─── Records for this task

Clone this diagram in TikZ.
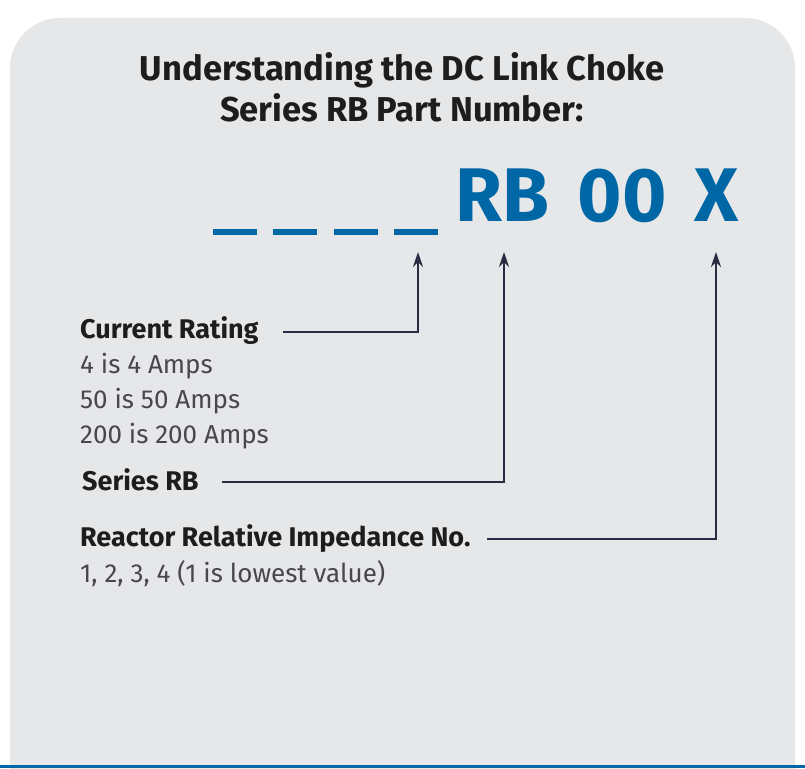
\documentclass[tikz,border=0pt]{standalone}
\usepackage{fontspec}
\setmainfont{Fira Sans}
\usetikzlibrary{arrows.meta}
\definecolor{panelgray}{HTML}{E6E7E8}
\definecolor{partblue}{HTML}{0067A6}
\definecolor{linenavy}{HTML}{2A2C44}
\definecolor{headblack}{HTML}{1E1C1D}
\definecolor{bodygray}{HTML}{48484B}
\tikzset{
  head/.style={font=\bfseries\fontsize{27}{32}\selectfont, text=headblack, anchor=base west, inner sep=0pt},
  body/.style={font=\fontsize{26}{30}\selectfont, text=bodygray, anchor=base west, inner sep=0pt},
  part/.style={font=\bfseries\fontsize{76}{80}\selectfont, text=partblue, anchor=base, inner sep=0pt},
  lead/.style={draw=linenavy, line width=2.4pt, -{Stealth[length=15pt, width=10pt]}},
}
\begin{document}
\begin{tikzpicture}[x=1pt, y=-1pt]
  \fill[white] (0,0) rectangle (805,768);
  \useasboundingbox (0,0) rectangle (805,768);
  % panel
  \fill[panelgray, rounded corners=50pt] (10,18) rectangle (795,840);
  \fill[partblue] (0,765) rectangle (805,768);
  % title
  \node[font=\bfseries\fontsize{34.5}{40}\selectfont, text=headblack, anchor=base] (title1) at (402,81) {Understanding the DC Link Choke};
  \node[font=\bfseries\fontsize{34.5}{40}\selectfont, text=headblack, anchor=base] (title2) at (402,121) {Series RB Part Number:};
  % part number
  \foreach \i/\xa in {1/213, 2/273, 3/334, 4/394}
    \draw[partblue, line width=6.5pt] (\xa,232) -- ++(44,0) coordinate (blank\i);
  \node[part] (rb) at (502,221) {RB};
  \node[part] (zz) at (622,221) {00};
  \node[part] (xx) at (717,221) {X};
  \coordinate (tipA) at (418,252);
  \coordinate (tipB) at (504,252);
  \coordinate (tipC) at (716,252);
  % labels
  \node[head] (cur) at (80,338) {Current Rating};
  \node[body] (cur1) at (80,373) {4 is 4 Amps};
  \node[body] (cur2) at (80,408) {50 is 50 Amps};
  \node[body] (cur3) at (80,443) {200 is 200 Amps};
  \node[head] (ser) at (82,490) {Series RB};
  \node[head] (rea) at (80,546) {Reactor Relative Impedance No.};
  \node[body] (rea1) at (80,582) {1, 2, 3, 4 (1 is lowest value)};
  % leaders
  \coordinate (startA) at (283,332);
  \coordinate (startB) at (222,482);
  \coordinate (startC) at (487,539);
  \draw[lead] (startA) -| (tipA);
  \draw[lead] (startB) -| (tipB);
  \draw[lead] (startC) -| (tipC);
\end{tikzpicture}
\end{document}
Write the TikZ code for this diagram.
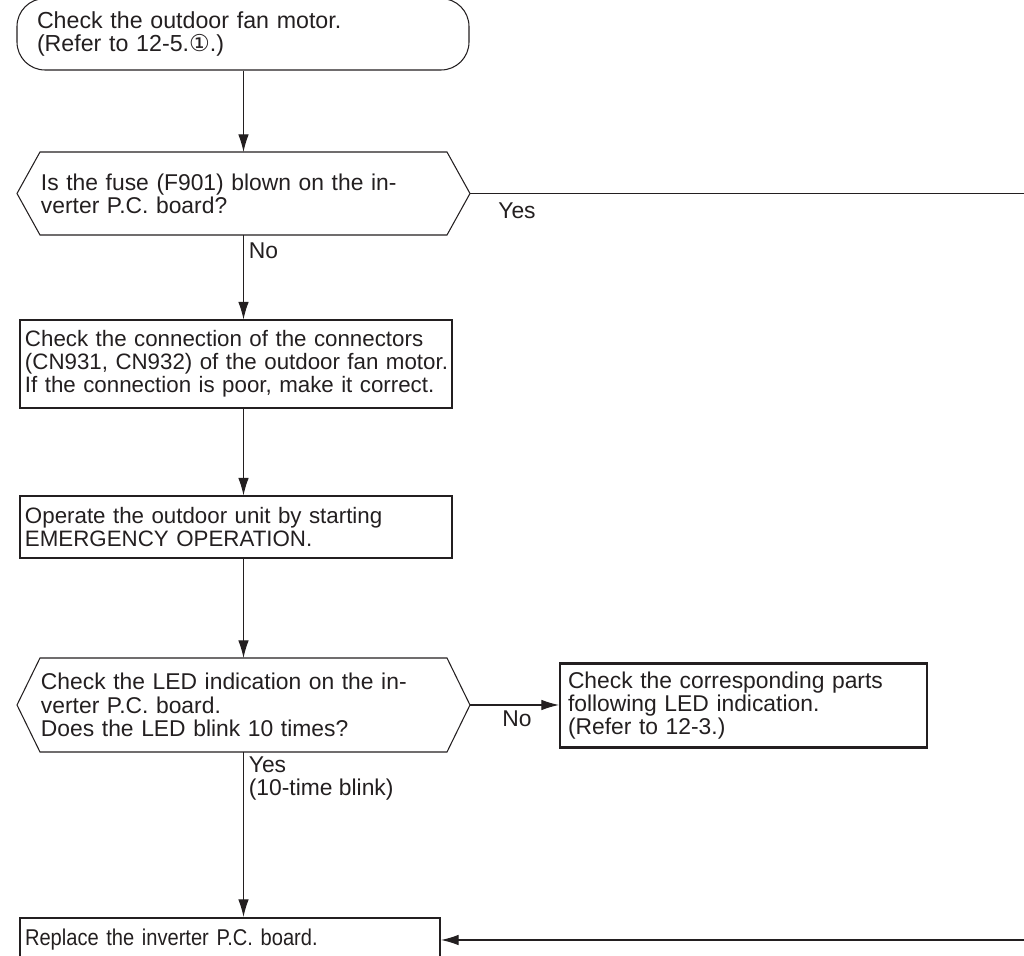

──────

> [Goal]
Repeat the listing in full and exactly. Leave any pictures out.

> [Result for this task]
Clone this diagram in TikZ.
\documentclass[tikz,border=0pt]{standalone}
\usepackage{fontspec}
\setmainfont{Fira Sans}
\usetikzlibrary{arrows.meta}
\definecolor{panelgray}{HTML}{E6E7E8}
\definecolor{partblue}{HTML}{0067A6}
\definecolor{linenavy}{HTML}{2A2C44}
\definecolor{headblack}{HTML}{1E1C1D}
\definecolor{bodygray}{HTML}{48484B}
\tikzset{
  head/.style={font=\bfseries\fontsize{27}{32}\selectfont, text=headblack, anchor=base west, inner sep=0pt},
  body/.style={font=\fontsize{26}{30}\selectfont, text=bodygray, anchor=base west, inner sep=0pt},
  part/.style={font=\bfseries\fontsize{76}{80}\selectfont, text=partblue, anchor=base, inner sep=0pt},
  lead/.style={draw=linenavy, line width=2.4pt, -{Stealth[length=15pt, width=10pt]}},
}
\begin{document}
\begin{tikzpicture}[x=1pt, y=-1pt]
  \fill[white] (0,0) rectangle (805,768);
  \useasboundingbox (0,0) rectangle (805,768);
  % panel
  \fill[panelgray, rounded corners=50pt] (10,18) rectangle (795,840);
  \fill[partblue] (0,765) rectangle (805,768);
  % title
  \node[font=\bfseries\fontsize{34.5}{40}\selectfont, text=headblack, anchor=base] (title1) at (402,81) {Understanding the DC Link Choke};
  \node[font=\bfseries\fontsize{34.5}{40}\selectfont, text=headblack, anchor=base] (title2) at (402,121) {Series RB Part Number:};
  % part number
  \foreach \i/\xa in {1/213, 2/273, 3/334, 4/394}
    \draw[partblue, line width=6.5pt] (\xa,232) -- ++(44,0) coordinate (blank\i);
  \node[part] (rb) at (502,221) {RB};
  \node[part] (zz) at (622,221) {00};
  \node[part] (xx) at (717,221) {X};
  \coordinate (tipA) at (418,252);
  \coordinate (tipB) at (504,252);
  \coordinate (tipC) at (716,252);
  % labels
  \node[head] (cur) at (80,338) {Current Rating};
  \node[body] (cur1) at (80,373) {4 is 4 Amps};
  \node[body] (cur2) at (80,408) {50 is 50 Amps};
  \node[body] (cur3) at (80,443) {200 is 200 Amps};
  \node[head] (ser) at (82,490) {Series RB};
  \node[head] (rea) at (80,546) {Reactor Relative Impedance No.};
  \node[body] (rea1) at (80,582) {1, 2, 3, 4 (1 is lowest value)};
  % leaders
  \coordinate (startA) at (283,332);
  \coordinate (startB) at (222,482);
  \coordinate (startC) at (487,539);
  \draw[lead] (startA) -| (tipA);
  \draw[lead] (startB) -| (tipB);
  \draw[lead] (startC) -| (tipC);
\end{tikzpicture}
\end{document}
Write the TikZ code for this diagram.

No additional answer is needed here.